> Provided material
⁂

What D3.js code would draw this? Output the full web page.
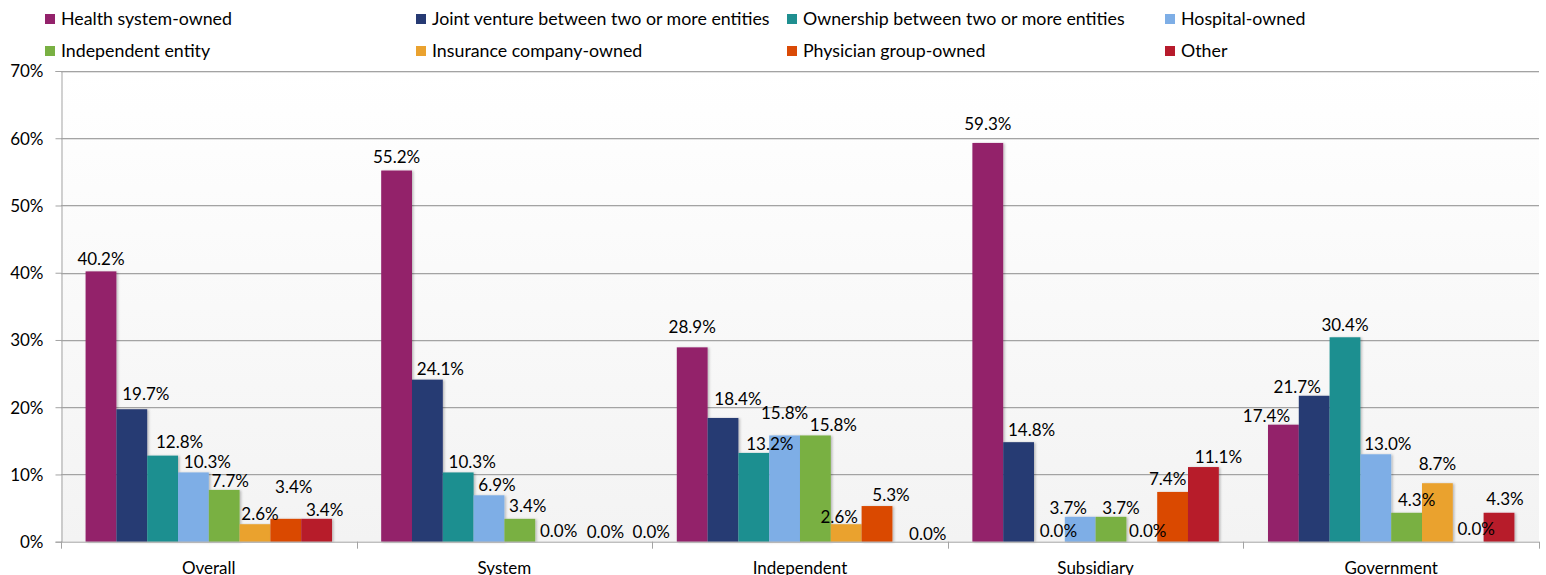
<!DOCTYPE html>
<html>
<head>
<meta charset="utf-8">
<script src="https://cdnjs.cloudflare.com/ajax/libs/d3/7.8.5/d3.min.js"></script>
<style>
  html, body { margin: 0; padding: 0; background: #ffffff; }
  svg { display: block; font-family: Lato, "Open Sans", sans-serif; }
</style>
</head>
<body>
<svg id="chart" width="1546" height="575"></svg>
<script>
// Ownership structure, share of respondents by organisation type
const categories = ["Overall", "System", "Independent", "Subsidiary", "Government"];
const seriesNames = [
  "Health system-owned",
  "Joint venture between two or more entities",
  "Ownership between two or more entities",
  "Hospital-owned",
  "Independent entity",
  "Insurance company-owned",
  "Physician group-owned",
  "Other"
];
const healthSystemOwned = [40.2, 55.2, 28.9, 59.3, 17.4];
const jointVenture      = [19.7, 24.1, 18.4, 14.8, 21.7];
const sharedOwnership   = [12.8, 10.3, 13.2, 0.0, 30.4];
const hospitalOwned     = [10.3, 6.9, 15.8, 3.7, 13.0];
const independentEntity = [7.7, 3.4, 15.8, 3.7, 4.3];
const insuranceOwned    = [2.6, 0.0, 2.6, 0.0, 8.7];
const physicianOwned    = [3.4, 0.0, 5.3, 7.4, 0.0];
const otherOwned        = [3.4, 0.0, 0.0, 11.1, 4.3];
const yTicks = [0, 10, 20, 30, 40, 50, 60, 70];

const seriesValues = [healthSystemOwned, jointVenture, sharedOwnership, hospitalOwned,
                      independentEntity, insuranceOwned, physicianOwned, otherOwned];
const colors = ["#93226b", "#263a73", "#1f8f90", "#7eaee6", "#79b043", "#eaa22f", "#da4a06", "#b71b2c"];

// Label offsets [dx, dy] so neighbouring value labels do not collide
const labelShift = [
  [[0,-2],[14,-5],[17,-4],[14,0],[6,1],[5,0],[8,-22],[8,1]],
  [[0,-4],[13,-1],[14,0],[8,0],[8,-3],[8,-1],[24,0],[39,0]],
  [[0,-10],[15,-9],[16,1],[0,-12],[18,0],[-7,3],[14,-1],[20,2]],
  [[0,-9],[13,-2],[9,-1],[-12,1],[10,1],[6,-1],[-5,-3],[15,0]],
  [[-17,1],[-17,1],[0,-2],[12,0],[10,-3],[0,-9],[8,-3],[6,-4]]
];

const FONT = 17;
const LEGEND_FONT = 17.8;
const svg = d3.select("#chart");
const plot = { left: 61, right: 1539, top: 71, bottom: 541.7 };

const x0 = d3.scaleBand().domain(categories).range([plot.left, plot.right]).padding(0);
const bw = x0.bandwidth();
const x1 = d3.scaleBand().domain(d3.range(seriesNames.length))
  .range([bw * 0.0832, bw * 0.9168]).padding(0);
const y = d3.scaleLinear().domain([0, 70]).range([plot.bottom, plot.top]);

// plot background gradient
const defs = svg.append("defs");
const grad = defs.append("linearGradient").attr("id", "bg").attr("x1", 0).attr("y1", 0).attr("x2", 0).attr("y2", 1);
grad.append("stop").attr("offset", "0%").attr("stop-color", "#ffffff");
grad.append("stop").attr("offset", "100%").attr("stop-color", "#f3f3f3");
const sh = defs.append("filter").attr("id", "shadow").attr("x", "-20%").attr("y", "-5%").attr("width", "140%").attr("height", "110%");
sh.append("feDropShadow").attr("dx", 1.5).attr("dy", 0.5).attr("stdDeviation", 0.8)
  .attr("flood-color", "#000").attr("flood-opacity", 0.25);

svg.append("rect").attr("x", plot.left).attr("y", plot.top)
  .attr("width", plot.right - plot.left).attr("height", plot.bottom - plot.top)
  .attr("fill", "url(#bg)");

// horizontal gridlines
const grid = svg.append("g");
grid.selectAll("line.g").data(yTicks.filter(t => t > 0)).join("line")
  .attr("x1", plot.left).attr("x2", plot.right)
  .attr("y1", d => Math.round(y(d)) + 0.5).attr("y2", d => Math.round(y(d)) + 0.5)
  .attr("stroke", "#a3a3a3").attr("stroke-width", 1);
grid.selectAll("line.h").data(yTicks.filter(t => t > 0)).join("line")
  .attr("x1", plot.left).attr("x2", plot.right)
  .attr("y1", d => Math.round(y(d)) + 1.5).attr("y2", d => Math.round(y(d)) + 1.5)
  .attr("stroke", "#e2e2e2").attr("stroke-width", 1);

// y axis
const yAxis = d3.axisLeft(y).tickValues(yTicks).tickFormat(d => d + "%").tickSize(6).tickPadding(12);
const gy = svg.append("g").attr("transform", `translate(${plot.left + 0.5},0)`).call(yAxis);
gy.select(".domain").attr("stroke", "#a3a3a3");
gy.selectAll(".tick line").attr("stroke", "#a3a3a3");
gy.selectAll(".tick text").attr("font-family", "Lato, sans-serif").attr("font-size", FONT)
  .attr("fill", "#000").attr("dy", "0.35em");

// bars
const groups = svg.append("g").selectAll("g").data(categories).join("g")
  .attr("transform", d => `translate(${x0(d)},0)`);
groups.selectAll("rect").data((c, gi) => seriesValues.map((s, si) => ({ gi, si, v: s[gi] })))
  .join("rect")
  .attr("x", d => x1(d.si))
  .attr("width", x1.bandwidth())
  .attr("y", d => y(d.v))
  .attr("height", d => plot.bottom - y(d.v))
  .attr("fill", d => colors[d.si])
  .attr("filter", d => d.v > 0 ? "url(#shadow)" : null);

// value labels
groups.selectAll("text").data((c, gi) => seriesValues.map((s, si) => ({ gi, si, v: s[gi] })))
  .join("text")
  .attr("x", d => x1(d.si) + x1.bandwidth() / 2 + labelShift[d.gi][d.si][0])
  .attr("y", d => y(d.v) - 4 + labelShift[d.gi][d.si][1])
  .attr("text-anchor", "middle")
  .attr("font-size", FONT)
  .attr("fill", "#000")
  .text(d => d.v.toFixed(1) + "%");

// x axis
const gx = svg.append("g").attr("transform", `translate(0,${plot.bottom})`);
gx.append("line").attr("x1", plot.left).attr("x2", plot.right).attr("y1", 0.5).attr("y2", 0.5)
  .attr("stroke", "#a3a3a3");
gx.selectAll("line.tk").data(d3.range(categories.length + 1)).join("line")
  .attr("x1", i => Math.round(plot.left + i * bw) + 0.5).attr("x2", i => Math.round(plot.left + i * bw) + 0.5)
  .attr("y1", 0).attr("y2", 7).attr("stroke", "#a3a3a3");
gx.selectAll("text.cat").data(categories).join("text")
  .attr("x", d => x0(d) + bw / 2).attr("y", 32)
  .attr("text-anchor", "middle").attr("font-size", FONT).attr("fill", "#000")
  .text(d => d);

// legend
const legendX = [45, 416, 787, 1165];
const legendY = [14, 46];
const legend = svg.append("g").selectAll("g").data(seriesNames).join("g")
  .attr("transform", (d, i) => `translate(${legendX[i % 4]},${legendY[Math.floor(i / 4)]})`);
legend.append("rect").attr("width", 10).attr("height", 10).attr("fill", (d, i) => colors[i]);
legend.append("text").attr("x", 16).attr("y", 11).attr("font-size", LEGEND_FONT).attr("fill", "#000")
  .text(d => d);
</script>
</body>
</html>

⁂

> Goal
Give all the lines above again, character for character, without pictures.

> Task answer
What D3.js code would draw this? Output the full web page.
<!DOCTYPE html>
<html>
<head>
<meta charset="utf-8">
<script src="https://cdnjs.cloudflare.com/ajax/libs/d3/7.8.5/d3.min.js"></script>
<style>
  html, body { margin: 0; padding: 0; background: #ffffff; }
  svg { display: block; font-family: Lato, "Open Sans", sans-serif; }
</style>
</head>
<body>
<svg id="chart" width="1546" height="575"></svg>
<script>
// Ownership structure, share of respondents by organisation type
const categories = ["Overall", "System", "Independent", "Subsidiary", "Government"];
const seriesNames = [
  "Health system-owned",
  "Joint venture between two or more entities",
  "Ownership between two or more entities",
  "Hospital-owned",
  "Independent entity",
  "Insurance company-owned",
  "Physician group-owned",
  "Other"
];
const healthSystemOwned = [40.2, 55.2, 28.9, 59.3, 17.4];
const jointVenture      = [19.7, 24.1, 18.4, 14.8, 21.7];
const sharedOwnership   = [12.8, 10.3, 13.2, 0.0, 30.4];
const hospitalOwned     = [10.3, 6.9, 15.8, 3.7, 13.0];
const independentEntity = [7.7, 3.4, 15.8, 3.7, 4.3];
const insuranceOwned    = [2.6, 0.0, 2.6, 0.0, 8.7];
const physicianOwned    = [3.4, 0.0, 5.3, 7.4, 0.0];
const otherOwned        = [3.4, 0.0, 0.0, 11.1, 4.3];
const yTicks = [0, 10, 20, 30, 40, 50, 60, 70];

const seriesValues = [healthSystemOwned, jointVenture, sharedOwnership, hospitalOwned,
                      independentEntity, insuranceOwned, physicianOwned, otherOwned];
const colors = ["#93226b", "#263a73", "#1f8f90", "#7eaee6", "#79b043", "#eaa22f", "#da4a06", "#b71b2c"];

// Label offsets [dx, dy] so neighbouring value labels do not collide
const labelShift = [
  [[0,-2],[14,-5],[17,-4],[14,0],[6,1],[5,0],[8,-22],[8,1]],
  [[0,-4],[13,-1],[14,0],[8,0],[8,-3],[8,-1],[24,0],[39,0]],
  [[0,-10],[15,-9],[16,1],[0,-12],[18,0],[-7,3],[14,-1],[20,2]],
  [[0,-9],[13,-2],[9,-1],[-12,1],[10,1],[6,-1],[-5,-3],[15,0]],
  [[-17,1],[-17,1],[0,-2],[12,0],[10,-3],[0,-9],[8,-3],[6,-4]]
];

const FONT = 17;
const LEGEND_FONT = 17.8;
const svg = d3.select("#chart");
const plot = { left: 61, right: 1539, top: 71, bottom: 541.7 };

const x0 = d3.scaleBand().domain(categories).range([plot.left, plot.right]).padding(0);
const bw = x0.bandwidth();
const x1 = d3.scaleBand().domain(d3.range(seriesNames.length))
  .range([bw * 0.0832, bw * 0.9168]).padding(0);
const y = d3.scaleLinear().domain([0, 70]).range([plot.bottom, plot.top]);

// plot background gradient
const defs = svg.append("defs");
const grad = defs.append("linearGradient").attr("id", "bg").attr("x1", 0).attr("y1", 0).attr("x2", 0).attr("y2", 1);
grad.append("stop").attr("offset", "0%").attr("stop-color", "#ffffff");
grad.append("stop").attr("offset", "100%").attr("stop-color", "#f3f3f3");
const sh = defs.append("filter").attr("id", "shadow").attr("x", "-20%").attr("y", "-5%").attr("width", "140%").attr("height", "110%");
sh.append("feDropShadow").attr("dx", 1.5).attr("dy", 0.5).attr("stdDeviation", 0.8)
  .attr("flood-color", "#000").attr("flood-opacity", 0.25);

svg.append("rect").attr("x", plot.left).attr("y", plot.top)
  .attr("width", plot.right - plot.left).attr("height", plot.bottom - plot.top)
  .attr("fill", "url(#bg)");

// horizontal gridlines
const grid = svg.append("g");
grid.selectAll("line.g").data(yTicks.filter(t => t > 0)).join("line")
  .attr("x1", plot.left).attr("x2", plot.right)
  .attr("y1", d => Math.round(y(d)) + 0.5).attr("y2", d => Math.round(y(d)) + 0.5)
  .attr("stroke", "#a3a3a3").attr("stroke-width", 1);
grid.selectAll("line.h").data(yTicks.filter(t => t > 0)).join("line")
  .attr("x1", plot.left).attr("x2", plot.right)
  .attr("y1", d => Math.round(y(d)) + 1.5).attr("y2", d => Math.round(y(d)) + 1.5)
  .attr("stroke", "#e2e2e2").attr("stroke-width", 1);

// y axis
const yAxis = d3.axisLeft(y).tickValues(yTicks).tickFormat(d => d + "%").tickSize(6).tickPadding(12);
const gy = svg.append("g").attr("transform", `translate(${plot.left + 0.5},0)`).call(yAxis);
gy.select(".domain").attr("stroke", "#a3a3a3");
gy.selectAll(".tick line").attr("stroke", "#a3a3a3");
gy.selectAll(".tick text").attr("font-family", "Lato, sans-serif").attr("font-size", FONT)
  .attr("fill", "#000").attr("dy", "0.35em");

// bars
const groups = svg.append("g").selectAll("g").data(categories).join("g")
  .attr("transform", d => `translate(${x0(d)},0)`);
groups.selectAll("rect").data((c, gi) => seriesValues.map((s, si) => ({ gi, si, v: s[gi] })))
  .join("rect")
  .attr("x", d => x1(d.si))
  .attr("width", x1.bandwidth())
  .attr("y", d => y(d.v))
  .attr("height", d => plot.bottom - y(d.v))
  .attr("fill", d => colors[d.si])
  .attr("filter", d => d.v > 0 ? "url(#shadow)" : null);

// value labels
groups.selectAll("text").data((c, gi) => seriesValues.map((s, si) => ({ gi, si, v: s[gi] })))
  .join("text")
  .attr("x", d => x1(d.si) + x1.bandwidth() / 2 + labelShift[d.gi][d.si][0])
  .attr("y", d => y(d.v) - 4 + labelShift[d.gi][d.si][1])
  .attr("text-anchor", "middle")
  .attr("font-size", FONT)
  .attr("fill", "#000")
  .text(d => d.v.toFixed(1) + "%");

// x axis
const gx = svg.append("g").attr("transform", `translate(0,${plot.bottom})`);
gx.append("line").attr("x1", plot.left).attr("x2", plot.right).attr("y1", 0.5).attr("y2", 0.5)
  .attr("stroke", "#a3a3a3");
gx.selectAll("line.tk").data(d3.range(categories.length + 1)).join("line")
  .attr("x1", i => Math.round(plot.left + i * bw) + 0.5).attr("x2", i => Math.round(plot.left + i * bw) + 0.5)
  .attr("y1", 0).attr("y2", 7).attr("stroke", "#a3a3a3");
gx.selectAll("text.cat").data(categories).join("text")
  .attr("x", d => x0(d) + bw / 2).attr("y", 32)
  .attr("text-anchor", "middle").attr("font-size", FONT).attr("fill", "#000")
  .text(d => d);

// legend
const legendX = [45, 416, 787, 1165];
const legendY = [14, 46];
const legend = svg.append("g").selectAll("g").data(seriesNames).join("g")
  .attr("transform", (d, i) => `translate(${legendX[i % 4]},${legendY[Math.floor(i / 4)]})`);
legend.append("rect").attr("width", 10).attr("height", 10).attr("fill", (d, i) => colors[i]);
legend.append("text").attr("x", 16).attr("y", 11).attr("font-size", LEGEND_FONT).attr("fill", "#000")
  .text(d => d);
</script>
</body>
</html>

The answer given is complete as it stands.